Flexibility is something that most teams don't have. Unlike with most other clubs, you cannot pick one or two Cardinals -- with, perhaps, the exception of the nonpareil catcher Yadier Molina -- and say that significant injuries to them will inexorably damage their chances. That state of affairs has been hard earned, through years of savvy drafting and trading and player development, and makes the Cardinals the preseason favorite in the National League once more. When Randal Grichuk, even if he will never become Mike Trout, is your organization's seventh best outfielder, you have done something very right, and have also given yourself an attractive commodity that you might one day flip again to ensure your depth in perpetuity.

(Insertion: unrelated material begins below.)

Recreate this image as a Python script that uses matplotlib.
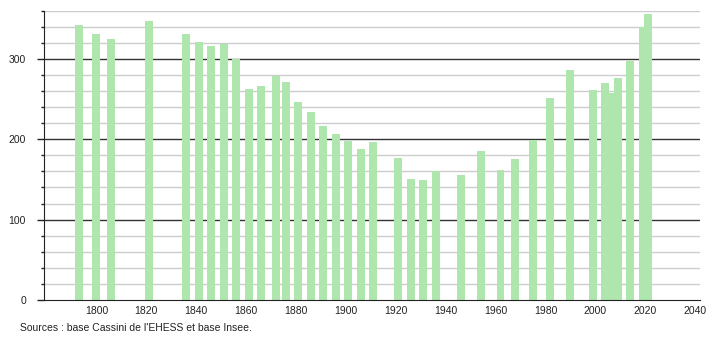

The Cardinals' greatest ongoing trick is that their depth isn't just quality, but also youthful, thereby allowing them to contend while maintaining a consistently modest payroll. (Baseball Reference projects this season's wages to total $109.5 million, the game's 11th-highest for the second straight year.) "I was talking to [veteran shortstop] Pete Kozma about how young everybody is," Grichuk said. "He pointed out how many guys we have that have less than three years in the big leagues, but are legit contributors. Coming from the Angels, I wouldn't say the opposite, but they've got more veteran guys."
"They know how to use their money," Grichuk said of the Cardinals' front office. "That's for sure."